— Begin Provided records —
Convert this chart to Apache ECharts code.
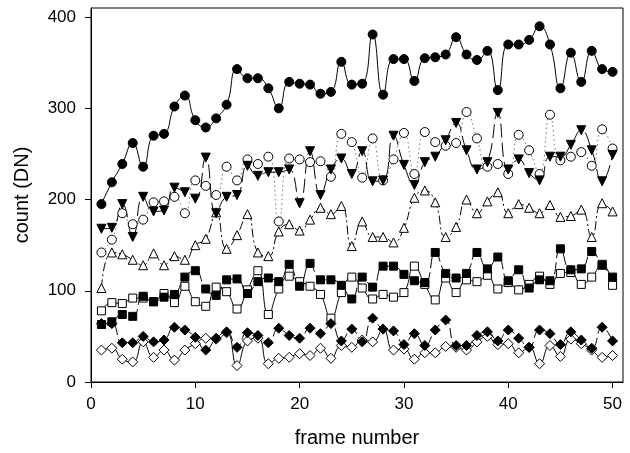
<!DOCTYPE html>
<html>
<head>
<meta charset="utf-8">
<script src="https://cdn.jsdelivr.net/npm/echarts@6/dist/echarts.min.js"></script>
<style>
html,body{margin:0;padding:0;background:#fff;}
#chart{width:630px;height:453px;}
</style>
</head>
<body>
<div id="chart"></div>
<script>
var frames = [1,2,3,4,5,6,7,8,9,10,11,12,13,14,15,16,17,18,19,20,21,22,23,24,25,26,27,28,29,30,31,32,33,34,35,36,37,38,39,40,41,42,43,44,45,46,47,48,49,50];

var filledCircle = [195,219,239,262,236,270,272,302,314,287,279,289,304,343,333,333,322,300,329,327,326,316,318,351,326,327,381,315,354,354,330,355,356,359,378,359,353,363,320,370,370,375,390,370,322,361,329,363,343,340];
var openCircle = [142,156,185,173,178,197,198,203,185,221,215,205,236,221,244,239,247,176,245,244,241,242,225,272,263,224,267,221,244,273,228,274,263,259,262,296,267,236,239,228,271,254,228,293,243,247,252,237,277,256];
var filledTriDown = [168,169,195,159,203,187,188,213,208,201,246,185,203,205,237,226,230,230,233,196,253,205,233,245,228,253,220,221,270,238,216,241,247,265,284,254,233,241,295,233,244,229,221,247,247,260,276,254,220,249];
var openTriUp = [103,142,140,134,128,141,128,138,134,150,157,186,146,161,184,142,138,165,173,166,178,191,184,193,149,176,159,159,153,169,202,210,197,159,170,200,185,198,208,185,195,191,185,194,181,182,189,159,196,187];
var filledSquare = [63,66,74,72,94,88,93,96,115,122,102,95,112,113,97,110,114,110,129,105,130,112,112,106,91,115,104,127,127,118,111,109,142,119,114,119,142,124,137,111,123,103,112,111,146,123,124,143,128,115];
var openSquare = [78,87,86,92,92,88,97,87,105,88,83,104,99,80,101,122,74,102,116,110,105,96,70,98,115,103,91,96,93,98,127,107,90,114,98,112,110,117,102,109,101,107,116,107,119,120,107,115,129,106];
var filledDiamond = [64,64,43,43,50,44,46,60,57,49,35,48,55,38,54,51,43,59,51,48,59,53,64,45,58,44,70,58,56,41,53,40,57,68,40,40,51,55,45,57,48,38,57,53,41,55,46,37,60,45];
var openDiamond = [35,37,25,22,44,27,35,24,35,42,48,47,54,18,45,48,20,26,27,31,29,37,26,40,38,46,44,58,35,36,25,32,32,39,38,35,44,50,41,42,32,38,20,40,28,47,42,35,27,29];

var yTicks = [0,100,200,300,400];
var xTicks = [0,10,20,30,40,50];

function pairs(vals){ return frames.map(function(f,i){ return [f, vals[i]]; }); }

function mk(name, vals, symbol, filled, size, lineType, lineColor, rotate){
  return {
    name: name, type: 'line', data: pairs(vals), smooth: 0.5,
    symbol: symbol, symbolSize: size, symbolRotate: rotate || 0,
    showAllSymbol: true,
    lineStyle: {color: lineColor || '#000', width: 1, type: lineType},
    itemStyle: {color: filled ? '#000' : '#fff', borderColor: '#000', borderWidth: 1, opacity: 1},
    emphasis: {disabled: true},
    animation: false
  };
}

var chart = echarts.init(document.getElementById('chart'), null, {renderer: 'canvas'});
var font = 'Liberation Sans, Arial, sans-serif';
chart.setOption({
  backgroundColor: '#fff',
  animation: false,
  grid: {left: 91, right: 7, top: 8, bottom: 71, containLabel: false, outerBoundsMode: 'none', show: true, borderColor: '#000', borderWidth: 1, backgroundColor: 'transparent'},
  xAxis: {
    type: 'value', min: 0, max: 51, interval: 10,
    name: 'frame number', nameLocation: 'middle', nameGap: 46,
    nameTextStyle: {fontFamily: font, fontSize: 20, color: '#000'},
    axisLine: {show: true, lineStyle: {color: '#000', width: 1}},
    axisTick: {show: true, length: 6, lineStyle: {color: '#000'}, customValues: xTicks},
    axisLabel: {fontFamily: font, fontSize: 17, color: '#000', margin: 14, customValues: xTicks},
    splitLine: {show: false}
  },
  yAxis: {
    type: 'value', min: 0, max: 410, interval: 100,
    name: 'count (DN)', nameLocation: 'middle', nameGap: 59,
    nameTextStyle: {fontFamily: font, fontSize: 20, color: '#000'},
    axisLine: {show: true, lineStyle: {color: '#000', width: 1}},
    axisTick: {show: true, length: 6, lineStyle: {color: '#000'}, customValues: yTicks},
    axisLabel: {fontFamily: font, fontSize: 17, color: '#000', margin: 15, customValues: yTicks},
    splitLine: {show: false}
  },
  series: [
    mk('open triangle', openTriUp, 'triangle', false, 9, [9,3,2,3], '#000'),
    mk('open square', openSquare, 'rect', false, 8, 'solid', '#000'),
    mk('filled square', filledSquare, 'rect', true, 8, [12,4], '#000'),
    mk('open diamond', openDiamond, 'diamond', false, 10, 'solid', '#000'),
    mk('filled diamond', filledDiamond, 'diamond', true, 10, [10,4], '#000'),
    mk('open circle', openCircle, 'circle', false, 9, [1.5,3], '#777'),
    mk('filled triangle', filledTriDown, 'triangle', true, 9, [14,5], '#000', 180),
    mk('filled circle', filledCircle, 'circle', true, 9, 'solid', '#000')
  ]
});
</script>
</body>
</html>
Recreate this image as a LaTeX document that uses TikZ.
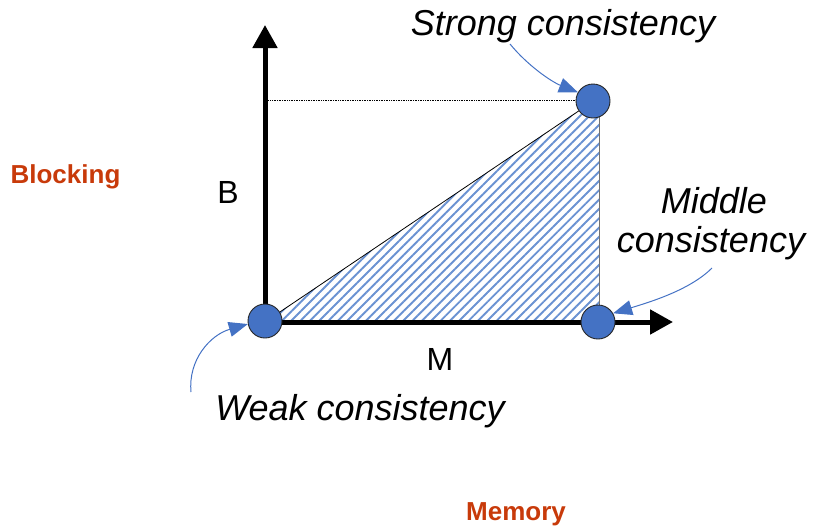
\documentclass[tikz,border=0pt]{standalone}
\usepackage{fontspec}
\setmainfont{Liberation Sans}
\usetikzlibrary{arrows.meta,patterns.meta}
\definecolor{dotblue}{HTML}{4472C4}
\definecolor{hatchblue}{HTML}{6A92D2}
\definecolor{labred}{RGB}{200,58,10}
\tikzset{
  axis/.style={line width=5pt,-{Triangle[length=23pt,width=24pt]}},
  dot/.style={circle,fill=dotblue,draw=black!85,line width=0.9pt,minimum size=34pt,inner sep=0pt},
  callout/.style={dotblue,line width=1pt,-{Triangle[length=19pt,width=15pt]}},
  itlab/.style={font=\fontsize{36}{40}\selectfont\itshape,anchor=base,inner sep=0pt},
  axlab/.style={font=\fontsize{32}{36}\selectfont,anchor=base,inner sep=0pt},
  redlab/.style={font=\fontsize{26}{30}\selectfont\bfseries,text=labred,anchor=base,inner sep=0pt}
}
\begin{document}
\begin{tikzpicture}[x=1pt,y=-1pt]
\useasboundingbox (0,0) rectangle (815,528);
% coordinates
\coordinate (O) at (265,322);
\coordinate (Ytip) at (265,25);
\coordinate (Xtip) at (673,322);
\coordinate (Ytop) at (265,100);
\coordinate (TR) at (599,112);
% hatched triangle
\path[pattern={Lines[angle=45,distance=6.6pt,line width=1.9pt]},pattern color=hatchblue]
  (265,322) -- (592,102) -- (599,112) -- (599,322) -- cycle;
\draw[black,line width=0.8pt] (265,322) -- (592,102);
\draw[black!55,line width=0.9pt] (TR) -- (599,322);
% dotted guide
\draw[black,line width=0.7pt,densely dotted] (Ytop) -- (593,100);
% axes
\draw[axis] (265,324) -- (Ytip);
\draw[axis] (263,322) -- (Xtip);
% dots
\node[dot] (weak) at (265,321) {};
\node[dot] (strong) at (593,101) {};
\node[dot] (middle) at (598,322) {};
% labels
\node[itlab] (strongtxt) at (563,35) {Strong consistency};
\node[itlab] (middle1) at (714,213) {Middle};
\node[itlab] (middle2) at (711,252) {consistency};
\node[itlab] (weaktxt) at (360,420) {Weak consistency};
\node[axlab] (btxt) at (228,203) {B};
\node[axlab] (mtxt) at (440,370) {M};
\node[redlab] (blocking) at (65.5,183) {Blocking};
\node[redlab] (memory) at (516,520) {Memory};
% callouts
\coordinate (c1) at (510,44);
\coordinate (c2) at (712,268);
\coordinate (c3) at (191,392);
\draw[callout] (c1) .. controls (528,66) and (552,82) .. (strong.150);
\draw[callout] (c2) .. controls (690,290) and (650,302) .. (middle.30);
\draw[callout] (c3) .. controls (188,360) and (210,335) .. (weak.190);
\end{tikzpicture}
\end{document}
— End Provided records —
■ Short exercise ■
Reproduce the records above from their first line to the line bearing "return [f, vals[i]];", both ends included, leaving every picture out.

■ Solution for this exercise ■
Convert this chart to Apache ECharts code.
<!DOCTYPE html>
<html>
<head>
<meta charset="utf-8">
<script src="https://cdn.jsdelivr.net/npm/echarts@6/dist/echarts.min.js"></script>
<style>
html,body{margin:0;padding:0;background:#fff;}
#chart{width:630px;height:453px;}
</style>
</head>
<body>
<div id="chart"></div>
<script>
var frames = [1,2,3,4,5,6,7,8,9,10,11,12,13,14,15,16,17,18,19,20,21,22,23,24,25,26,27,28,29,30,31,32,33,34,35,36,37,38,39,40,41,42,43,44,45,46,47,48,49,50];

var filledCircle = [195,219,239,262,236,270,272,302,314,287,279,289,304,343,333,333,322,300,329,327,326,316,318,351,326,327,381,315,354,354,330,355,356,359,378,359,353,363,320,370,370,375,390,370,322,361,329,363,343,340];
var openCircle = [142,156,185,173,178,197,198,203,185,221,215,205,236,221,244,239,247,176,245,244,241,242,225,272,263,224,267,221,244,273,228,274,263,259,262,296,267,236,239,228,271,254,228,293,243,247,252,237,277,256];
var filledTriDown = [168,169,195,159,203,187,188,213,208,201,246,185,203,205,237,226,230,230,233,196,253,205,233,245,228,253,220,221,270,238,216,241,247,265,284,254,233,241,295,233,244,229,221,247,247,260,276,254,220,249];
var openTriUp = [103,142,140,134,128,141,128,138,134,150,157,186,146,161,184,142,138,165,173,166,178,191,184,193,149,176,159,159,153,169,202,210,197,159,170,200,185,198,208,185,195,191,185,194,181,182,189,159,196,187];
var filledSquare = [63,66,74,72,94,88,93,96,115,122,102,95,112,113,97,110,114,110,129,105,130,112,112,106,91,115,104,127,127,118,111,109,142,119,114,119,142,124,137,111,123,103,112,111,146,123,124,143,128,115];
var openSquare = [78,87,86,92,92,88,97,87,105,88,83,104,99,80,101,122,74,102,116,110,105,96,70,98,115,103,91,96,93,98,127,107,90,114,98,112,110,117,102,109,101,107,116,107,119,120,107,115,129,106];
var filledDiamond = [64,64,43,43,50,44,46,60,57,49,35,48,55,38,54,51,43,59,51,48,59,53,64,45,58,44,70,58,56,41,53,40,57,68,40,40,51,55,45,57,48,38,57,53,41,55,46,37,60,45];
var openDiamond = [35,37,25,22,44,27,35,24,35,42,48,47,54,18,45,48,20,26,27,31,29,37,26,40,38,46,44,58,35,36,25,32,32,39,38,35,44,50,41,42,32,38,20,40,28,47,42,35,27,29];

var yTicks = [0,100,200,300,400];
var xTicks = [0,10,20,30,40,50];

function pairs(vals){ return frames.map(function(f,i){ return [f, vals[i]]; }); }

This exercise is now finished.